Finding Ken Farmer is a bit of an adventure. It means traveling to Radford, a college town in Southwest Virginia. There you turn down a lonely industrial side street, cross the railroad tracks, and find a large, nondescript warehouse. Inside, visitors enter a tall, cavernous auction room before finding Farmer in a small, windowless office.

The office is filled to the gills with fabulous American antiques. Over here is an original Currier and Ives print. Over there is a 250-year-old side table. And all around are folk sculptures, banjos, guns, paintings and other wondrous “bric-a-brac.”

It is an appropriate setting for the 55-year-old appraiser, auctioneer and TV star. Farmer is one of the guest appraisers on the PBS smash hit “Antiques Roadshow,” watched by more than 10 million people a week.

Farmer, a specialist in Southern antiques for more than 25 years, has been with “Antiques Roadshow” since 1997. He is relaxed, affable and ready to share his thoughts on collecting.

Where does one begin?
Before deciding what to collect, collectors should examine why they want to collect, Farmer says. “The best collectors not only have the means — they buy because they love it.”

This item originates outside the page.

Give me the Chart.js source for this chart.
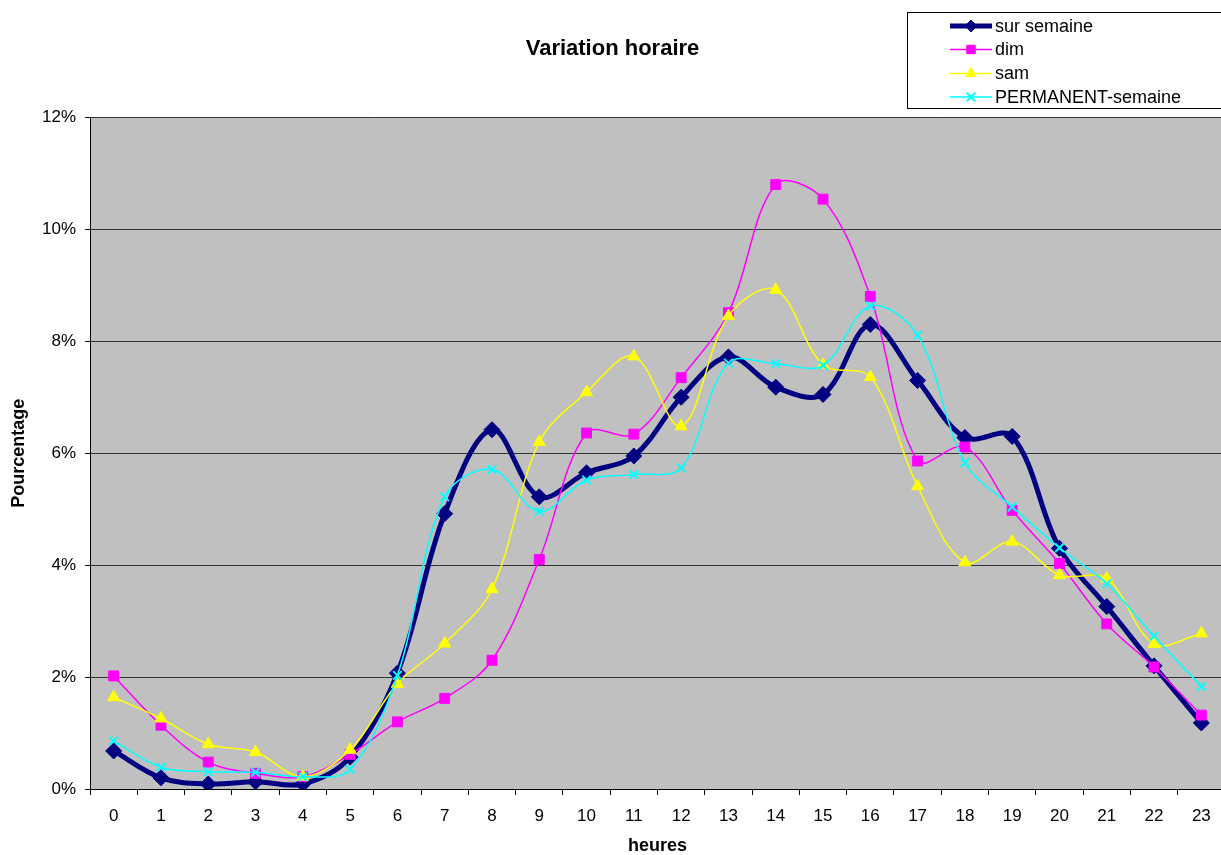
<!DOCTYPE html>
<html lang="fr">
<head>
<meta charset="utf-8">
<title>Variation horaire</title>
<script src="https://cdn.jsdelivr.net/npm/chart.js@4/dist/chart.umd.min.js"></script>
<style>
  html, body { margin: 0; padding: 0; background: #ffffff; overflow: hidden; }
  #wrap { width: 1235px; height: 855px; }
</style>
</head>
<body>
<div id="wrap"><canvas id="chart" width="1235" height="855"></canvas></div>
<script>
// Heures de la journée
const heures = ['0','1','2','3','4','5','6','7','8','9','10','11','12','13','14','15','16','17','18','19','20','21','22','23'];

// Part horaire du trafic (%)
const surSemaine = [0.68, 0.20, 0.09, 0.13, 0.09, 0.57, 2.07, 4.92, 6.42, 5.22, 5.65, 5.95, 7.00, 7.72, 7.18, 7.05, 8.30, 7.30, 6.28, 6.30, 4.30, 3.26, 2.20, 1.18];
const dim        = [2.02, 1.14, 0.48, 0.28, 0.22, 0.62, 1.20, 1.62, 2.30, 4.10, 6.36, 6.34, 7.35, 8.51, 10.80, 10.54, 8.80, 5.86, 6.11, 4.98, 4.03, 2.95, 2.18, 1.32];
const sam        = [1.64, 1.26, 0.80, 0.66, 0.22, 0.70, 1.88, 2.60, 3.57, 6.20, 7.09, 7.73, 6.48, 8.45, 8.92, 7.58, 7.36, 5.41, 4.05, 4.42, 3.82, 3.76, 2.59, 2.78];
const permanent  = [0.86, 0.39, 0.31, 0.30, 0.22, 0.35, 2.03, 5.22, 5.71, 4.96, 5.52, 5.62, 5.74, 7.61, 7.60, 7.57, 8.63, 8.11, 5.83, 5.04, 4.31, 3.67, 2.73, 1.83];

// Graduations de l'axe vertical (%)
const yTicks = [0, 2, 4, 6, 8, 10, 12];

const FONT = "'Liberation Sans', Arial, sans-serif";

// Fond gris de la zone de tracé
const plotBackground = {
  id: 'plotBackground',
  beforeDraw(chart) {
    const { ctx, chartArea: a } = chart;
    ctx.save();
    ctx.fillStyle = '#c0c0c0';
    ctx.fillRect(a.left, a.top, a.right - a.left, a.bottom - a.top);
    ctx.restore();
  }
};

// Légende encadrée en haut à droite
const boxedLegend = {
  id: 'boxedLegend',
  afterDraw(chart) {
    const { ctx } = chart;
    const x0 = 907.5, y0 = 12.5, x1 = 1240, y1 = 108.5;
    const rows = [26, 49.5, 73.5, 97];
    ctx.save();
    ctx.strokeStyle = '#000000';
    ctx.lineWidth = 1;
    ctx.strokeRect(x0, y0, x1 - x0, y1 - y0);
    chart.data.datasets.forEach((ds, i) => {
      const y = rows[i];
      ctx.strokeStyle = ds.borderColor;
      ctx.lineWidth = ds.borderWidth;
      ctx.beginPath();
      ctx.moveTo(950, y);
      ctx.lineTo(992, y);
      ctx.stroke();
      ctx.fillStyle = ds.pointBackgroundColor;
      ctx.strokeStyle = ds.pointBorderColor;
      ctx.lineWidth = ds.pointBorderWidth;
      Chart.helpers.drawPoint(ctx, {
        pointStyle: ds.pointStyle,
        radius: ds.legendRadius,
        rotation: 0,
        borderWidth: ds.pointBorderWidth
      }, 971, y);
      ctx.fillStyle = '#000000';
      ctx.font = '18px ' + FONT;
      ctx.textAlign = 'left';
      ctx.textBaseline = 'middle';
      ctx.fillText(ds.label, 995, y + 1);
    });
    ctx.restore();
  }
};

function serie(label, data, color, width, style, radius, legendRadius, order, borderW) {
  return {
    label, data, order,
    borderColor: color,
    backgroundColor: color,
    borderWidth: width,
    pointStyle: style,
    pointRadius: radius,
    legendRadius: legendRadius,
    pointBackgroundColor: color,
    pointBorderColor: color,
    pointBorderWidth: borderW,
    tension: 0.35,
    fill: false
  };
}

new Chart(document.getElementById('chart'), {
  type: 'line',
  data: {
    labels: heures,
    datasets: [
      serie('sur semaine', surSemaine, '#000080', 5, 'rectRot', 8, 6, 4, 1),
      serie('dim', dim, '#ff00ff', 1.5, 'rect', 7, 6, 3, 1),
      serie('sam', sam, '#ffff00', 1.5, 'triangle', 7, 6, 2, 1),
      serie('PERMANENT-semaine', permanent, '#00ffff', 1.5, 'crossRot', 6, 6, 1, 2)
    ]
  },
  options: {
    responsive: false,
    animation: false,
    events: [],
    layout: { padding: { left: 0, right: 10, top: 0, bottom: 0 } },
    plugins: {
      legend: { display: false },
      tooltip: { enabled: false },
      title: {
        display: true,
        text: 'Variation horaire',
        color: '#000000',
        font: { family: FONT, size: 22, weight: 'bold', lineHeight: 1.2 },
        padding: { top: 36, bottom: 55 }
      }
    },
    scales: {
      x: {
        type: 'category',
        offset: true,
        border: { display: true, color: '#000000', width: 1 },
        grid: { display: true, drawOnChartArea: false, offset: true, tickLength: 6, color: '#000000', tickColor: '#000000' },
        ticks: { color: '#000000', font: { family: FONT, size: 17 }, padding: 11, maxRotation: 0, autoSkip: false },
        title: {
          display: true, text: 'heures', color: '#000000',
          font: { family: FONT, size: 18, weight: 'bold', lineHeight: 1 },
          padding: { top: 0, bottom: 0 }
        },
        afterFit(scale) { scale.height = 66; }
      },
      y: {
        min: 0,
        max: 12,
        border: { display: true, color: '#000000', width: 1 },
        grid: { color: '#333333', lineWidth: 1, tickLength: 5, tickColor: '#000000' },
        afterBuildTicks(scale) { scale.ticks = yTicks.map(v => ({ value: v })); },
        ticks: {
          color: '#000000',
          font: { family: FONT, size: 17 },
          padding: 9,
          callback: v => v + '%'
        },
        title: {
          display: true, text: 'Pourcentage', color: '#000000',
          font: { family: FONT, size: 18, weight: 'bold', lineHeight: 1.2 },
          padding: { top: 8, bottom: 0 }
        },
        afterFit(scale) { scale.width = 90; }
      }
    }
  },
  plugins: [plotBackground, boxedLegend]
});
</script>
</body>
</html>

How people collect depends on their goals and motivations. “Some collect something to look at it every day. Some enjoy having a series; they like the challenge of completing it. Some want things that remind [them] of [their] childhood, such as toys. Others want something rare,” says Farmer.

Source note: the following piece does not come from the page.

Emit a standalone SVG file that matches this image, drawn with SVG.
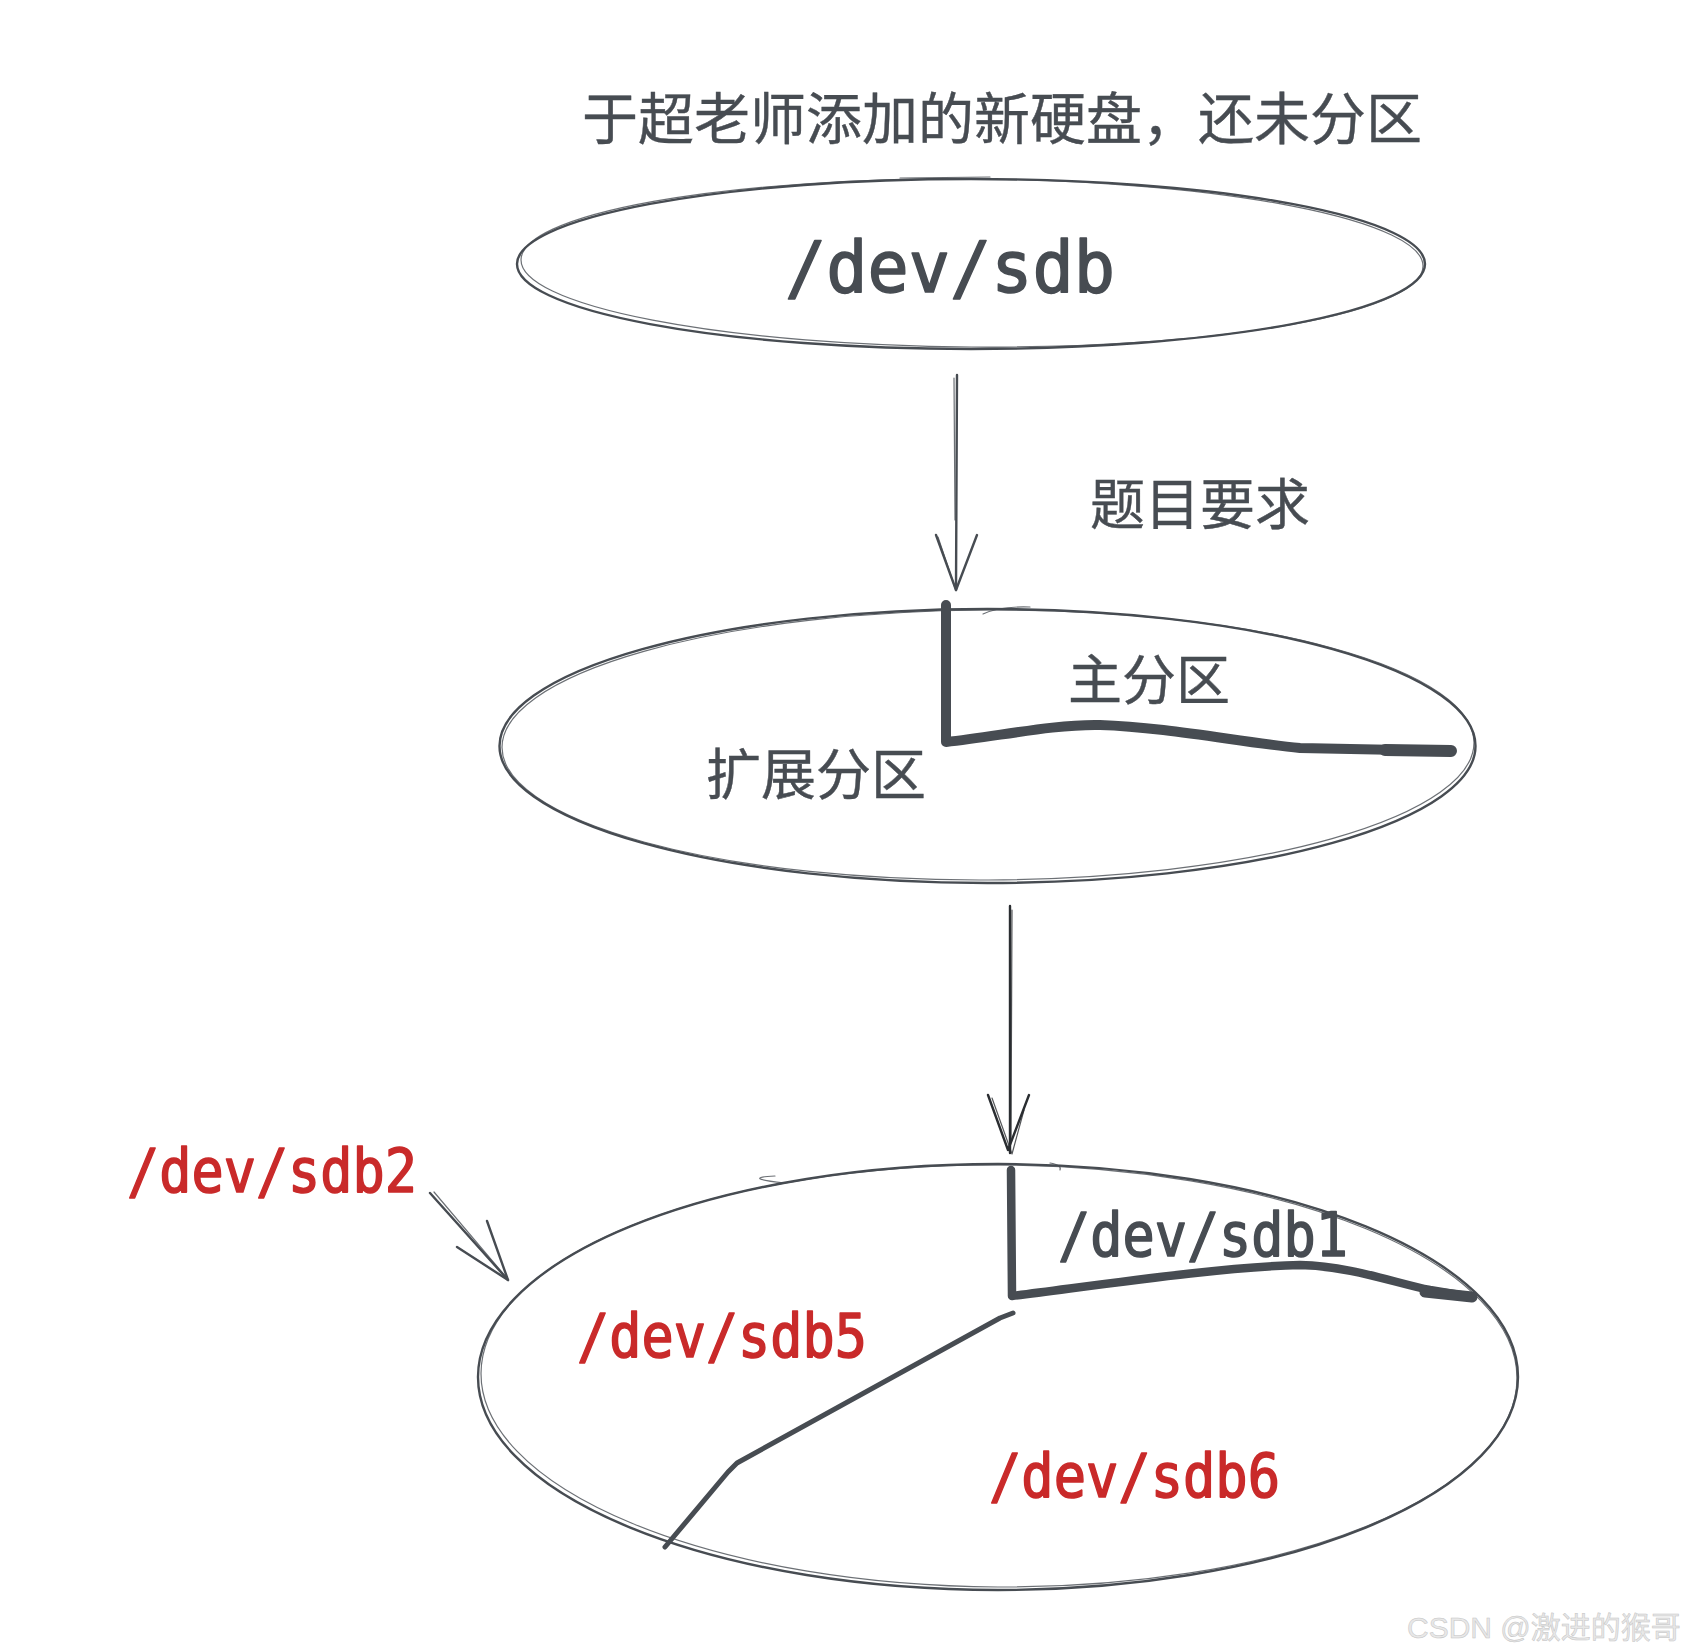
<svg xmlns="http://www.w3.org/2000/svg" width="1692" height="1652" viewBox="0 0 1692 1652">
<style>
.sk{fill:none;stroke:#474c52;stroke-linecap:round;stroke-linejoin:round}
.s1{stroke-width:2.4}
.s2{stroke-width:1.2;opacity:.8}
.thick{fill:none;stroke:#474c52;stroke-linecap:round;stroke-linejoin:round}
.cjk{font-family:"Noto Sans CJK SC","Noto Sans",sans-serif;fill:#474c52;stroke:#474c52;stroke-width:0.4}
.mono{font-family:"DejaVu Sans Mono","Liberation Mono",monospace;stroke-width:1.6;stroke-linejoin:round}
.dark{fill:#474c52;stroke:#474c52}
.red{fill:#c92a2a;stroke:#c92a2a}
.wm{font-family:"Liberation Sans","Noto Sans CJK SC",sans-serif;font-size:30px;fill:#e8e8e8;stroke:#c4c4c4;stroke-width:0.5}
</style>
<rect width="1692" height="1652" fill="#ffffff"/>

<g id="title">
<text class="cjk" x="582" y="114" font-size="56" dominant-baseline="central">于超老师添加的新硬盘，还未分区</text>
</g>

<g id="node-sdb">
<ellipse class="sk s1" cx="971" cy="264" rx="454" ry="85"/>
<ellipse class="sk s2" cx="972" cy="263" rx="451" ry="84" transform="rotate(0.4 971 264)"/>
<path class="sk s2" d="M900,178 L990,177"/>
<text class="mono dark" x="785" y="292" font-size="72" textLength="330" lengthAdjust="spacingAndGlyphs">/dev/sdb</text>
</g>

<g id="label-req">
<text class="cjk" x="1090" y="500" font-size="55" dominant-baseline="central">题目要求</text>
</g>

<g id="node-partition">
<ellipse class="sk s1" cx="987.5" cy="746" rx="488" ry="137"/>
<ellipse class="sk s2" cx="988" cy="745" rx="486" ry="135" transform="rotate(-0.3 987 746)"/>
<path class="sk s2" d="M983,614 Q1000,606 1030,607"/>
<path class="thick" stroke-width="10" d="M946,605 L946,742 C1000,736 1055,724 1100,725 C1165,727 1240,742 1300,748 L1451,751"/>
<path class="thick" stroke-width="12" d="M1385,750 L1451,751"/>
<text class="cjk" x="1068" y="676" font-size="54" dominant-baseline="central">主分区</text>
<text class="cjk" x="706" y="770" font-size="55" dominant-baseline="central">扩展分区</text>
</g>

<g id="node-result">
<ellipse class="sk s1" cx="998" cy="1377" rx="520" ry="213"/>
<ellipse class="sk s2" cx="999" cy="1376" rx="518" ry="211" transform="rotate(0.3 998 1377)"/>
<path class="sk s2" d="M775,1176 Q740,1178 785,1183"/>
<path class="sk s2" d="M1050,1163 Q1062,1165 1060,1170"/>
<path class="thick" stroke-width="8.5" d="M1011,1170 L1012,1296 C1100,1285 1220,1267 1300,1265 C1350,1266 1395,1283 1430,1290 L1472,1297"/>
<path class="thick" stroke-width="11" d="M1425,1292 L1472,1297"/>
<path class="thick" stroke-width="5" d="M1013,1313 L1000,1318 L737,1463 L728,1472 L665,1547"/>
<text class="mono dark" x="1058" y="1256" font-size="60" textLength="290" lengthAdjust="spacingAndGlyphs">/dev/sdb1</text>
<text class="mono red" x="577" y="1357" font-size="60" textLength="290" lengthAdjust="spacingAndGlyphs">/dev/sdb5</text>
<text class="mono red" x="989" y="1497" font-size="60" textLength="291" lengthAdjust="spacingAndGlyphs">/dev/sdb6</text>
</g>

<g id="label-sdb2">
<text class="mono red" x="127" y="1192" font-size="60" textLength="290" lengthAdjust="spacingAndGlyphs">/dev/sdb2</text>
</g>

<g id="connectors">
<g id="arrow-1">
<path class="sk s1" d="M957,375 L956,590"/>
<path class="sk s2" d="M954,378 L955,520"/>
<path class="sk s1" d="M936,535 L956,590 L977,535"/>
<path class="sk s2" d="M938,537 L955,588"/>
</g>
<g id="arrow-2">
<path class="sk s1" style="stroke:#2a2d31" d="M1010,906 L1010,1153"/>
<path class="sk s2" style="stroke:#2a2d31" d="M1012,910 L1011,1140"/>
<path class="sk s1" style="stroke:#2a2d31" d="M988,1095 L1008,1150 L1029,1095"/>
<path class="sk s2" style="stroke:#2a2d31" d="M992,1098 L1012,1154 L1024,1110"/>
</g>
<g id="arrow-3">
<path class="sk s1" d="M430,1193 L508,1280"/>
<path class="sk s2" d="M434,1192 L506,1277"/>
<path class="sk s1" d="M457,1247 L508,1280 L487,1221"/>
</g>
</g>

<g id="watermark">
<text class="wm" x="1407" y="1638">CSDN @激进的猴哥</text>
</g>
</svg>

What’s hot —or not —in collecting?
“Well, the middle market stuff comes and goes — small items, under $500, like factory-made furniture. Now with 9/11, the hurricane, gas prices — that market is soft. The one thing that stands the test of time is quality.

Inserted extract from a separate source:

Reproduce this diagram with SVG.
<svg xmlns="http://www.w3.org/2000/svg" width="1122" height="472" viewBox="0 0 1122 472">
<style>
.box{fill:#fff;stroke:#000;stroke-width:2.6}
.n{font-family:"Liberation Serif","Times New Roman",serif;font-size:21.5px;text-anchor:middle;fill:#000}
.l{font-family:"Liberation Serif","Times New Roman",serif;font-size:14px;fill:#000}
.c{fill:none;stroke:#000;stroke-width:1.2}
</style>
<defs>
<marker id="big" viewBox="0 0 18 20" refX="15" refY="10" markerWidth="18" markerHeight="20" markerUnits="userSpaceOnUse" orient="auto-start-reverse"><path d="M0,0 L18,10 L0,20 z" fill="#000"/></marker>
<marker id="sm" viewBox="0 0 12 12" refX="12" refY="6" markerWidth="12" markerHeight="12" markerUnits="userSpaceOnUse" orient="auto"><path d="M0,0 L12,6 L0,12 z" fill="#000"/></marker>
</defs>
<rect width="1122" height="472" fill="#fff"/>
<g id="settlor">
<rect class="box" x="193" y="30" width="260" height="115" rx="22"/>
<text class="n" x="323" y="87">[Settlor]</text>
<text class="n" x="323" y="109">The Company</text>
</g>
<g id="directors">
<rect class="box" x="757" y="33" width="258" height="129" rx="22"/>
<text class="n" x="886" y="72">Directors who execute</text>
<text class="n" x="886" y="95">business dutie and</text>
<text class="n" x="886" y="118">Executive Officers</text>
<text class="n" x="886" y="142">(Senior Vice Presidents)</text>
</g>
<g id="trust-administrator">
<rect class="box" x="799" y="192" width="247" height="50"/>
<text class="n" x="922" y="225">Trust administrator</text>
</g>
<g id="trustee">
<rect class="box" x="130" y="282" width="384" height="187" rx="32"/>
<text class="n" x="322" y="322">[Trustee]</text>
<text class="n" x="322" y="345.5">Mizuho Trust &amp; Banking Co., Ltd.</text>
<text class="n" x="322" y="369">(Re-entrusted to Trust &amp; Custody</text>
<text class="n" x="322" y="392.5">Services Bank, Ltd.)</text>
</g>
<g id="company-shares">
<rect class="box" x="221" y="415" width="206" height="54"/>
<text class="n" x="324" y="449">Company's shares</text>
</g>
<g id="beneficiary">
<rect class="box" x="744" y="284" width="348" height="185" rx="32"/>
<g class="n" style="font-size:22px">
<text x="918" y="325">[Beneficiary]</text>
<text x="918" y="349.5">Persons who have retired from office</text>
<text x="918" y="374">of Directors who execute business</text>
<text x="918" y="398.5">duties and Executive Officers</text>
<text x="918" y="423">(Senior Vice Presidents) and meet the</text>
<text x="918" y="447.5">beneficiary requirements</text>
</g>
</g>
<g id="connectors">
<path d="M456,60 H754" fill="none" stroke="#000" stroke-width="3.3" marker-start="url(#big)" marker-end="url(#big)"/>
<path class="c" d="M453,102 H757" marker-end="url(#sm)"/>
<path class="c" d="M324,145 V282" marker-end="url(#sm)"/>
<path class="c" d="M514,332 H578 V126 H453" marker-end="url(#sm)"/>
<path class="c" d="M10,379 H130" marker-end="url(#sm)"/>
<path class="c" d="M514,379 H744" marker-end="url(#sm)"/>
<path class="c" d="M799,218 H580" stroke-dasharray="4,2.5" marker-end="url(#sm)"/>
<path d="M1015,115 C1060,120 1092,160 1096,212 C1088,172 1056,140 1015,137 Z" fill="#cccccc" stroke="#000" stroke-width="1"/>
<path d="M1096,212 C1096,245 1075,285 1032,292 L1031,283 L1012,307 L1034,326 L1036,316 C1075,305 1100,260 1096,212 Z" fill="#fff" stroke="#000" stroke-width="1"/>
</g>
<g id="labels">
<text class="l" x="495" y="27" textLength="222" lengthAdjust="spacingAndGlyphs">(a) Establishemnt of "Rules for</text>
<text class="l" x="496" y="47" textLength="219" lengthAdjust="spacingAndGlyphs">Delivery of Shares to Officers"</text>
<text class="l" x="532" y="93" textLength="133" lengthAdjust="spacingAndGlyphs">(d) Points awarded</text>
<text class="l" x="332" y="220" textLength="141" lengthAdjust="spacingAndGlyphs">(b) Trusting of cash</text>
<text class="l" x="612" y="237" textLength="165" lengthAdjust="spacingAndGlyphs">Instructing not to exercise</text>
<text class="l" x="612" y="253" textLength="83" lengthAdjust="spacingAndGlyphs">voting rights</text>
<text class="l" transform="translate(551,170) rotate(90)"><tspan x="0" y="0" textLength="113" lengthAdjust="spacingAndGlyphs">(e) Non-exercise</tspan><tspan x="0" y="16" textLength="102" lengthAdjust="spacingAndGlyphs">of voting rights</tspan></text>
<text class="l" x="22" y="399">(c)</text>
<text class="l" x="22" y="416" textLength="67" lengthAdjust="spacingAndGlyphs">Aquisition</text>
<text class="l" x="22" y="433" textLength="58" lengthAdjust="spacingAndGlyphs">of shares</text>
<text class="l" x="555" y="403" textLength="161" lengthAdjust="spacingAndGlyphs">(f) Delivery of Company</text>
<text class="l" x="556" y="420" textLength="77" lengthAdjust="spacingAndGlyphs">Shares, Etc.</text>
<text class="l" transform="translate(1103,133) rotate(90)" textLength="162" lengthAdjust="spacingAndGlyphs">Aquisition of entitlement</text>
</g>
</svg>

Something you hold on to for 10 or 20 years — a great piece of art, or something iconic from pop culture, like a Jimi Hendrix signed photo.

“There is a lot of demand for Southern furniture and folk art and art. But if you want to buy things made in Virginia [for example], they’re harder to find. This was an agrarian society — we didn’t produce as much furniture or paintings. [Therefore], the most charming stuff is early 1900s naive interpretations.”

Virginia-made furniture is rare, but it can be extremely valuable. Farmer cites a piece made by furniture maker Johannes Spitler in the early 1800s, which recently sold for $960,000 in Mount Crawford.

Do items need to be old to be collectible?
No, says Farmer. “There are things today you can get into, such as wristwatches. I collect them, so does Eric Clapton.” Farmer also suggests musical instruments, or an artist painting now — “painting anything.”

Any warnings?
Stay away from so-called “limited editions,” he says, because “a lot of large companies get a lot of people to buy things.” He credits the Internet for making information more accessible and allowing people to realize that “things you thought were rare, really aren’t.” He uses the example of Blue Ridge china, which is sold on eBay.

Can you ever know enough?
“The main thing you need to know is what you don’t know. I would get a second opinion on something over $10,000. Most people hire a dealer or a curator from a museum.” You have to decide on your level of involvement, he says. “Are you going to take the time to go to shows or to the Internet? Will you become your own expert?”

Any trends to watch out for?
“The Internet, which has created new groups of collectors.” Farmer himself conducts auctions online. “I’ve got several million people involved.”